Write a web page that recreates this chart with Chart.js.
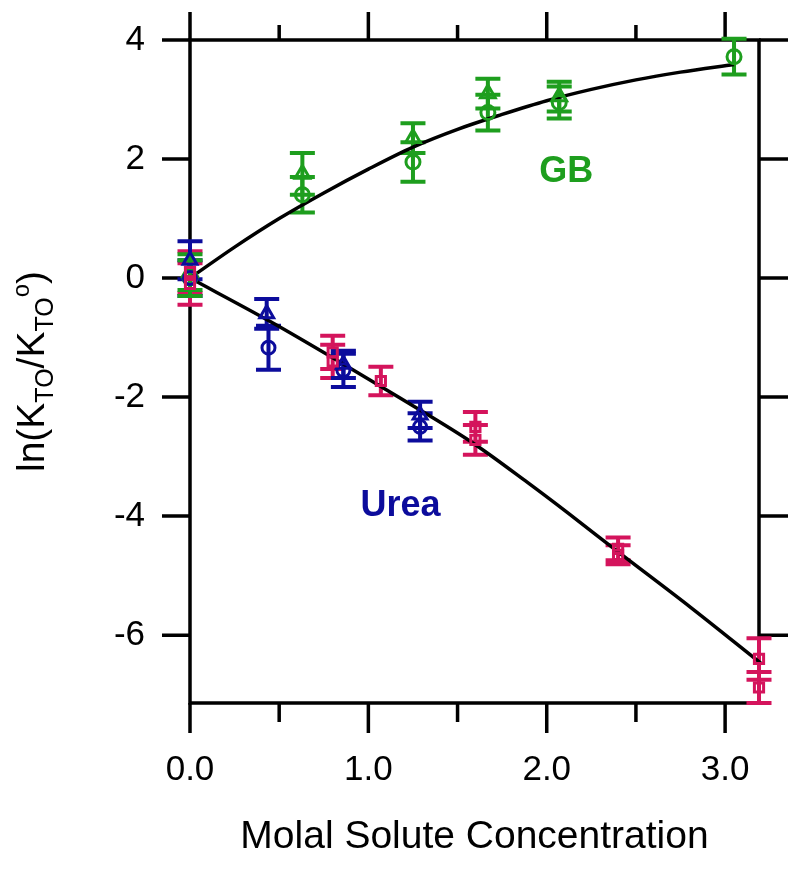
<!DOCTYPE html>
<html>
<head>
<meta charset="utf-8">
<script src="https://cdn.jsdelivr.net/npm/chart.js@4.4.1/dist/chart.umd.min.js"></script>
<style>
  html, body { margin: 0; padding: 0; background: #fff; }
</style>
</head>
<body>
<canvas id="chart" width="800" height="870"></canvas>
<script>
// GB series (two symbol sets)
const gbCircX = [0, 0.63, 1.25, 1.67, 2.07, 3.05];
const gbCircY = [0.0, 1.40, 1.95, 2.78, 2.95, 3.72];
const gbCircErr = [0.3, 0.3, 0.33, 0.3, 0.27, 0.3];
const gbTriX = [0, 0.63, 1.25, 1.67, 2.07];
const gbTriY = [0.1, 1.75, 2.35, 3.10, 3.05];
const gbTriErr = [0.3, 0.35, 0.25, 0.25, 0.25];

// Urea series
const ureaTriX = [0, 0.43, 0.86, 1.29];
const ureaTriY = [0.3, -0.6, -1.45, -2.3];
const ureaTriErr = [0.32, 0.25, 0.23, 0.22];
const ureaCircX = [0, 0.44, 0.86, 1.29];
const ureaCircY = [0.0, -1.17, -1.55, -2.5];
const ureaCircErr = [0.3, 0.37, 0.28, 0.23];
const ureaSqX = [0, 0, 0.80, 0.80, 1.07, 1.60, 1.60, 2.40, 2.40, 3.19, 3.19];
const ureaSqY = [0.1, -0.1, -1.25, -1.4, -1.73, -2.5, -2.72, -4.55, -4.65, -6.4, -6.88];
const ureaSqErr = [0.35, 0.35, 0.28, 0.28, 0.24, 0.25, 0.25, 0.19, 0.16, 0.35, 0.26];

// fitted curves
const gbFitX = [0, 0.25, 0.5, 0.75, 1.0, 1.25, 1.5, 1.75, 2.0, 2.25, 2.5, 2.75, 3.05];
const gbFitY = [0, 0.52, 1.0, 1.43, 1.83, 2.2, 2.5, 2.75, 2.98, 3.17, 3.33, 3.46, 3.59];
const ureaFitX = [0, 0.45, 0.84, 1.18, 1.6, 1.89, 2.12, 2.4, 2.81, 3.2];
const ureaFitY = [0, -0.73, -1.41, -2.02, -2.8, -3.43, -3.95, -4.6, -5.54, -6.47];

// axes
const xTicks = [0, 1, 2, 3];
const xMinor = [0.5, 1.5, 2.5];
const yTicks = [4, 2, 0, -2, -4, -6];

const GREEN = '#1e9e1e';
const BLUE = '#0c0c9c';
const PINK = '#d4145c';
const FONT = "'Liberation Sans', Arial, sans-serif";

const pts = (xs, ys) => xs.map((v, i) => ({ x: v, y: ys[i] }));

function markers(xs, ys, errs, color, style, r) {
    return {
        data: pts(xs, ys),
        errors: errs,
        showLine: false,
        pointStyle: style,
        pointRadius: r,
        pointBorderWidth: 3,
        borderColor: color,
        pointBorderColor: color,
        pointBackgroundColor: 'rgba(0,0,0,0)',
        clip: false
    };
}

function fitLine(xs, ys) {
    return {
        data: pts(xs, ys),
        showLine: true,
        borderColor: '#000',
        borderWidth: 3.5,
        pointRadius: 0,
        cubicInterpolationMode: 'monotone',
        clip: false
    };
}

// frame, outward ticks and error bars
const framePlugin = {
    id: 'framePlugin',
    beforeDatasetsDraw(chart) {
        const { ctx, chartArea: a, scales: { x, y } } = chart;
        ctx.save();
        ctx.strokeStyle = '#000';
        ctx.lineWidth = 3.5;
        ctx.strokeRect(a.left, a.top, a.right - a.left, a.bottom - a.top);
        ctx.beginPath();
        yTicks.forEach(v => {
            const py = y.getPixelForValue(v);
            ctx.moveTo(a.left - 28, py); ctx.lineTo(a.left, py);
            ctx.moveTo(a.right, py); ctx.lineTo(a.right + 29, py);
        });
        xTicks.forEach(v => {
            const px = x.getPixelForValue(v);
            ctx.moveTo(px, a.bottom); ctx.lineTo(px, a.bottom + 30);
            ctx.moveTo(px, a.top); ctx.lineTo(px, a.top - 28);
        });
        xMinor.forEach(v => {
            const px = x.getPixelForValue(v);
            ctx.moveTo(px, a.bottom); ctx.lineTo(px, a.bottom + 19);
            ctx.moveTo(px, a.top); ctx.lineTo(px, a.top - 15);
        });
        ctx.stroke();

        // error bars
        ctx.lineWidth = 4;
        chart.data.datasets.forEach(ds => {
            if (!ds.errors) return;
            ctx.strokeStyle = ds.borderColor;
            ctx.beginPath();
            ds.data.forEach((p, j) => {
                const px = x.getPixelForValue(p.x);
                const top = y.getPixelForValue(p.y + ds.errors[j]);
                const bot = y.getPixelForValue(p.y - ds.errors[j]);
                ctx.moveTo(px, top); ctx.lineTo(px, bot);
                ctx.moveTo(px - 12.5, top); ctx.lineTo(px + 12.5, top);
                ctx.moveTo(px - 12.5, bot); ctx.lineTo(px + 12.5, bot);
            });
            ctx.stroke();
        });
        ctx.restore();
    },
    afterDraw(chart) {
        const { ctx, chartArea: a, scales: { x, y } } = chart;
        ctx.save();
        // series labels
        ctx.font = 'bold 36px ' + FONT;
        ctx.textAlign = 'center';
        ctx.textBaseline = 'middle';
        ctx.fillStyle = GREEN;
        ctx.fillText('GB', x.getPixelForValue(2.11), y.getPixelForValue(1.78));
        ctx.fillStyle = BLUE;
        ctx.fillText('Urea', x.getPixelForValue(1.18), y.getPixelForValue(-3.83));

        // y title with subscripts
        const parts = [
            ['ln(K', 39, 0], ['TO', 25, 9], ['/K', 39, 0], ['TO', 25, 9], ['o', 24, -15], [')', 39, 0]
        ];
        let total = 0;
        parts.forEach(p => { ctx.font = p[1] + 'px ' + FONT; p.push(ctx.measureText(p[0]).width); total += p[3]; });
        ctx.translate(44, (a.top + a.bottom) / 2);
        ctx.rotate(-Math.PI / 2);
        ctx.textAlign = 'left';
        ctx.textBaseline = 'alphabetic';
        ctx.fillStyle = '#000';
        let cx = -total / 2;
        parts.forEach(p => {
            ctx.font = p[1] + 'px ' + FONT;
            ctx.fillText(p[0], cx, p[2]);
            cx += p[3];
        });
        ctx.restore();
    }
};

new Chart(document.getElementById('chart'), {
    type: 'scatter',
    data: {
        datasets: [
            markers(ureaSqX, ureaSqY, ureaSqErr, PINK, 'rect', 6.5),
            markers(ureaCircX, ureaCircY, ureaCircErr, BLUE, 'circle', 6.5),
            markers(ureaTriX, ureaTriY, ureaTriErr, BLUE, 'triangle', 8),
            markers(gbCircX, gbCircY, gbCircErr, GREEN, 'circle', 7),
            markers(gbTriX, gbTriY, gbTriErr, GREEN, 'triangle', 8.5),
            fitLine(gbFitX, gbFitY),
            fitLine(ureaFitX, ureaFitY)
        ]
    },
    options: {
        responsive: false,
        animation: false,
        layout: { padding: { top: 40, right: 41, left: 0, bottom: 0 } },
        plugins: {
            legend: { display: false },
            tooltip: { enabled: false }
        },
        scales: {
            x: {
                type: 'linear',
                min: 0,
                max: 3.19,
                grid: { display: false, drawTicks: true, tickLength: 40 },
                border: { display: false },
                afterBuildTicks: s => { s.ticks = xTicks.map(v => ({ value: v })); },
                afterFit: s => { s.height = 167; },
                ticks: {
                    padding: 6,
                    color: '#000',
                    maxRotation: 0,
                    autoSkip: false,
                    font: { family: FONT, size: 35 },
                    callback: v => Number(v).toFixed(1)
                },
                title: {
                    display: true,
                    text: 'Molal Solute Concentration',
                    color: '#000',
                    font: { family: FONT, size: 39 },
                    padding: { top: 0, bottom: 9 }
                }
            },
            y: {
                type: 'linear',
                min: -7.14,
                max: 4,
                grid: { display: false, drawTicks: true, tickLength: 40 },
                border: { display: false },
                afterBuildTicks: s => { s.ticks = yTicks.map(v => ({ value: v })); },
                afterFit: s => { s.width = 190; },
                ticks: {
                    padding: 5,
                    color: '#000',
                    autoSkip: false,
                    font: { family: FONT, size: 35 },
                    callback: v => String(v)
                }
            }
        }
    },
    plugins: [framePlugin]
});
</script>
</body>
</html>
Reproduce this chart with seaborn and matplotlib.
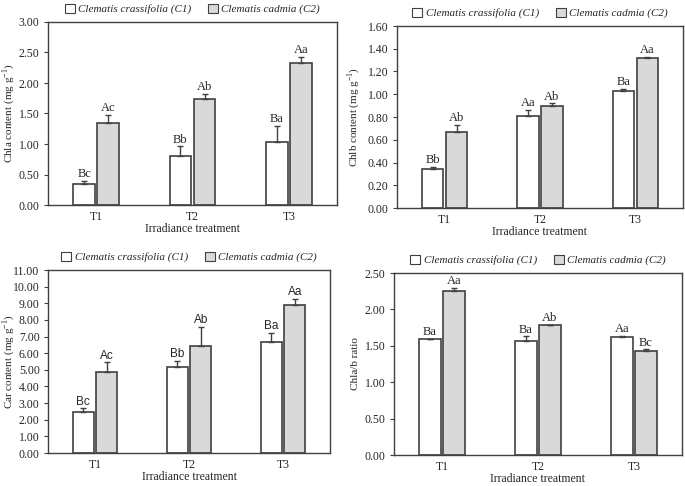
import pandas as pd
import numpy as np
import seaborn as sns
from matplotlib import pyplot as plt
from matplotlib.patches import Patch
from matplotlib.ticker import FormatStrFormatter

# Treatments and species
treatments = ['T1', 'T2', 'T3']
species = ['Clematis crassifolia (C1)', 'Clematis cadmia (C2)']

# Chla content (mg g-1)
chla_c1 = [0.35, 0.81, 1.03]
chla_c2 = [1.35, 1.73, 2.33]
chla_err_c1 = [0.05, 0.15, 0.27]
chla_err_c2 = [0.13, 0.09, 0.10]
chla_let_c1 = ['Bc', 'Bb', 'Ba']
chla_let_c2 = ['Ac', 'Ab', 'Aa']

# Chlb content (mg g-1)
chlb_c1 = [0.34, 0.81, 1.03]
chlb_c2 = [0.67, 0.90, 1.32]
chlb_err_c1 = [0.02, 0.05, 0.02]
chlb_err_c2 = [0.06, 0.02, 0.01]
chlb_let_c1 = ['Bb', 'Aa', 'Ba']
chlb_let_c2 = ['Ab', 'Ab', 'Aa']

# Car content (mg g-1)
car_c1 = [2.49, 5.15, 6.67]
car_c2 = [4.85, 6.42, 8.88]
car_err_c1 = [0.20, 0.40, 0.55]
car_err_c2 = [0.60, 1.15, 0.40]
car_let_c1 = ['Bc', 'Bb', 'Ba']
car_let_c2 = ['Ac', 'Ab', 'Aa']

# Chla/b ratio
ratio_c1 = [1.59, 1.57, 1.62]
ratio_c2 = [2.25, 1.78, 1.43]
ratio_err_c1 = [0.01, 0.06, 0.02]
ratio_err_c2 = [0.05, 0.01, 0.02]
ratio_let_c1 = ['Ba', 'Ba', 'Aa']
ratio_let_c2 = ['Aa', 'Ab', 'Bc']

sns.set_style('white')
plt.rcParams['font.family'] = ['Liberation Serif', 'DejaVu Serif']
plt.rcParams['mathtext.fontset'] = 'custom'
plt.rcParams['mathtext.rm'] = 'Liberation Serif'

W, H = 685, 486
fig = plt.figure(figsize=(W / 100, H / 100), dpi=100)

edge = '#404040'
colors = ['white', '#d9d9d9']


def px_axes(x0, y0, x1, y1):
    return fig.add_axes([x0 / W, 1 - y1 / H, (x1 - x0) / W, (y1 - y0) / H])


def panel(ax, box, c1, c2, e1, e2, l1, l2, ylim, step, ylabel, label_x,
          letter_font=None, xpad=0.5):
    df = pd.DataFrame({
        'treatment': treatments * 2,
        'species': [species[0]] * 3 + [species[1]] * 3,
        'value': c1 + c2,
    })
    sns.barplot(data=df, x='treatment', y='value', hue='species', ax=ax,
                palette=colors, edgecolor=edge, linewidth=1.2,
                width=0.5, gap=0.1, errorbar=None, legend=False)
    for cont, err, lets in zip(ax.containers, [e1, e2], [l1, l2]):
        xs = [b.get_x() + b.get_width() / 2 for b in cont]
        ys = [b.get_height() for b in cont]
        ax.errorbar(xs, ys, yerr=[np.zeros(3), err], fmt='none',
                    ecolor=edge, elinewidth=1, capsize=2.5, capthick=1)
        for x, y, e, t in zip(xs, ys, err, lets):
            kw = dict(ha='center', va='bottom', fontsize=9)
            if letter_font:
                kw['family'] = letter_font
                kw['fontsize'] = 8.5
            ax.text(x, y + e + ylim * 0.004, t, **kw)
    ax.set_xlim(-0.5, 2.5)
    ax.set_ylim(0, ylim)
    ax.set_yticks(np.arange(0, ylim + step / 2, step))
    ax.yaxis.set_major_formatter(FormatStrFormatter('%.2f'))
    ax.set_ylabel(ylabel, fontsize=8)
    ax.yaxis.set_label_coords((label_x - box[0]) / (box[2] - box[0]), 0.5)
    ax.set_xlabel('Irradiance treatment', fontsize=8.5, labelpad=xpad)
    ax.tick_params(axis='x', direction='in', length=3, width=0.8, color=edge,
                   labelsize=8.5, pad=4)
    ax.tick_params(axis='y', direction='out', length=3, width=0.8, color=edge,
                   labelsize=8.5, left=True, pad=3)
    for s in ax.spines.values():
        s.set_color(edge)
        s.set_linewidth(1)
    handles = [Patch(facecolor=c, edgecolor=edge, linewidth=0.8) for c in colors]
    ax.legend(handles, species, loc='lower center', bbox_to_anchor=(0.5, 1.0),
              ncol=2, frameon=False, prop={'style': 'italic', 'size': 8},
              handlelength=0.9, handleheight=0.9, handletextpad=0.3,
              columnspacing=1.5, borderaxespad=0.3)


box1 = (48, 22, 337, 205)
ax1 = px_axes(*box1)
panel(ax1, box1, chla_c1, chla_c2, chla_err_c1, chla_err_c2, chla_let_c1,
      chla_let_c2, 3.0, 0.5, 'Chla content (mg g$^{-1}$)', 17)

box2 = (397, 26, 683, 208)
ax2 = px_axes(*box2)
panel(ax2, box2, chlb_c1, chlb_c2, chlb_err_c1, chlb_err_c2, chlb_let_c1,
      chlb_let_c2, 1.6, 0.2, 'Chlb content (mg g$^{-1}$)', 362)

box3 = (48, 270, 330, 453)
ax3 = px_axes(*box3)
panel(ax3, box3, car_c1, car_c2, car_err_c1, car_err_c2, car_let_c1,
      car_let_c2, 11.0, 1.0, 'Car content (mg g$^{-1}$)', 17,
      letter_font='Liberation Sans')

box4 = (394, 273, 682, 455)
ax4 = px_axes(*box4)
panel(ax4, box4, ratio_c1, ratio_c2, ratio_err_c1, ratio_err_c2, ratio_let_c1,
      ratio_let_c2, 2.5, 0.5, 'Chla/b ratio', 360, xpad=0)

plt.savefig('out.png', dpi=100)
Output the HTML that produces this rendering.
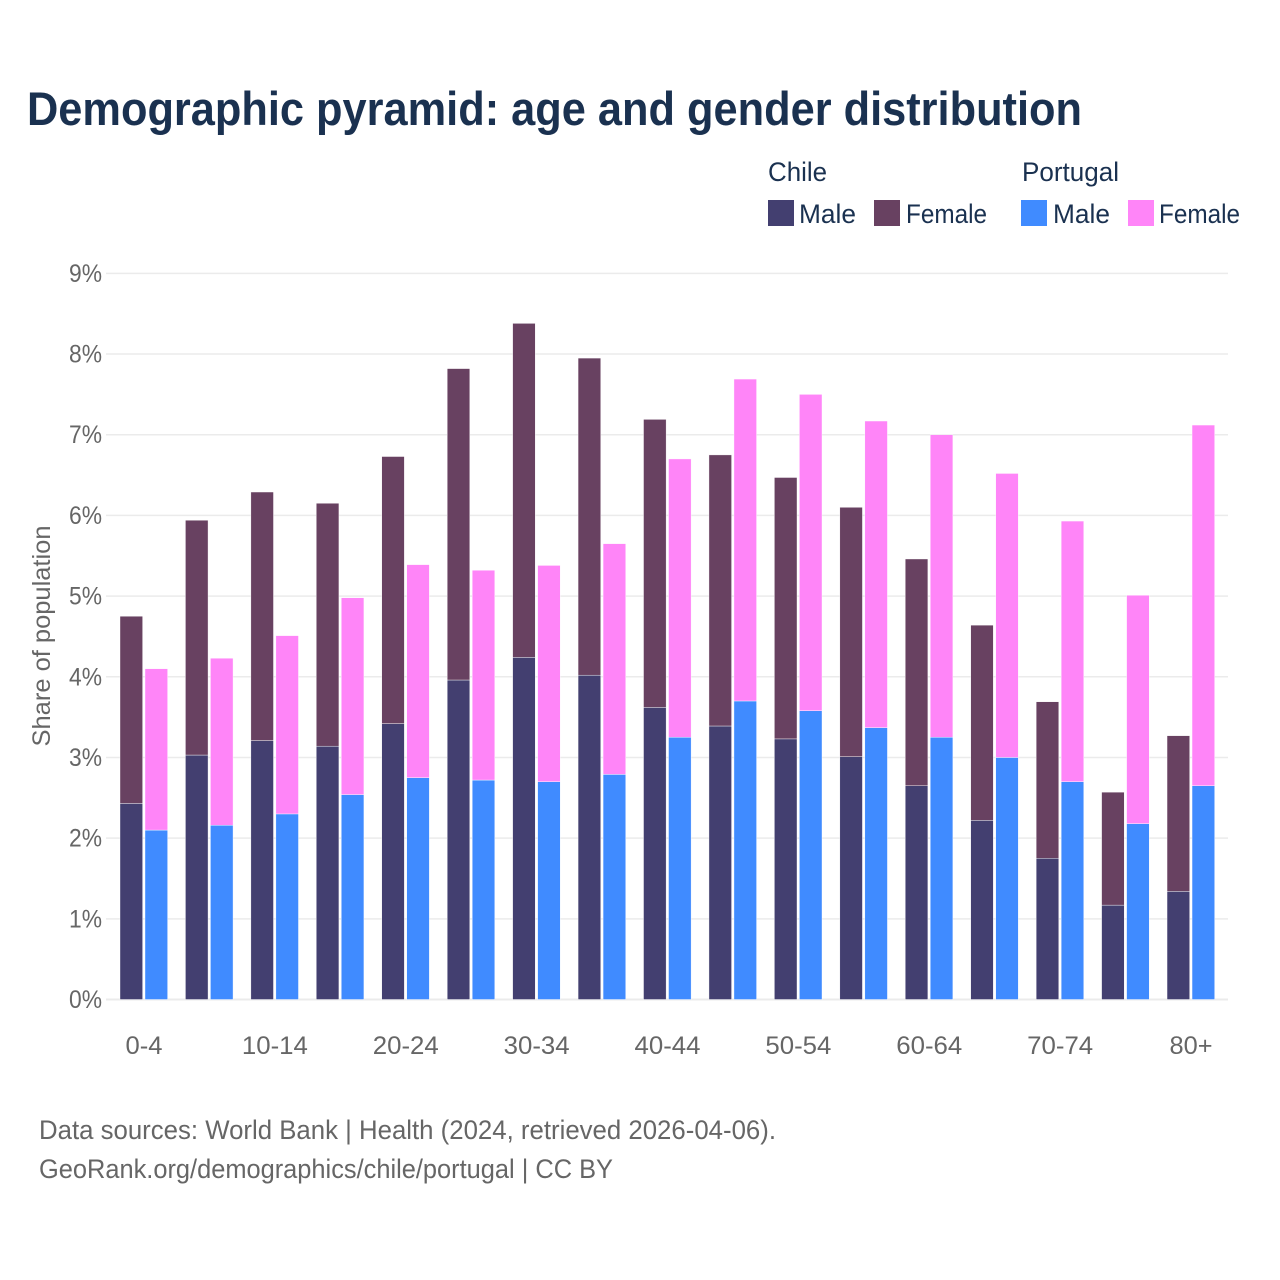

Requirements:
Output word for word the lines running from the one containing "Reproduce this chart" to the one containing "species = ['Clematis", both included, leaving out the pictures.

Task answer:
Reproduce this chart with seaborn and matplotlib.
import pandas as pd
import numpy as np
import seaborn as sns
from matplotlib import pyplot as plt
from matplotlib.patches import Patch
from matplotlib.ticker import FormatStrFormatter

# Treatments and species
treatments = ['T1', 'T2', 'T3']
species = ['Clematis crassifolia (C1)', 'Clematis cadmia (C2)']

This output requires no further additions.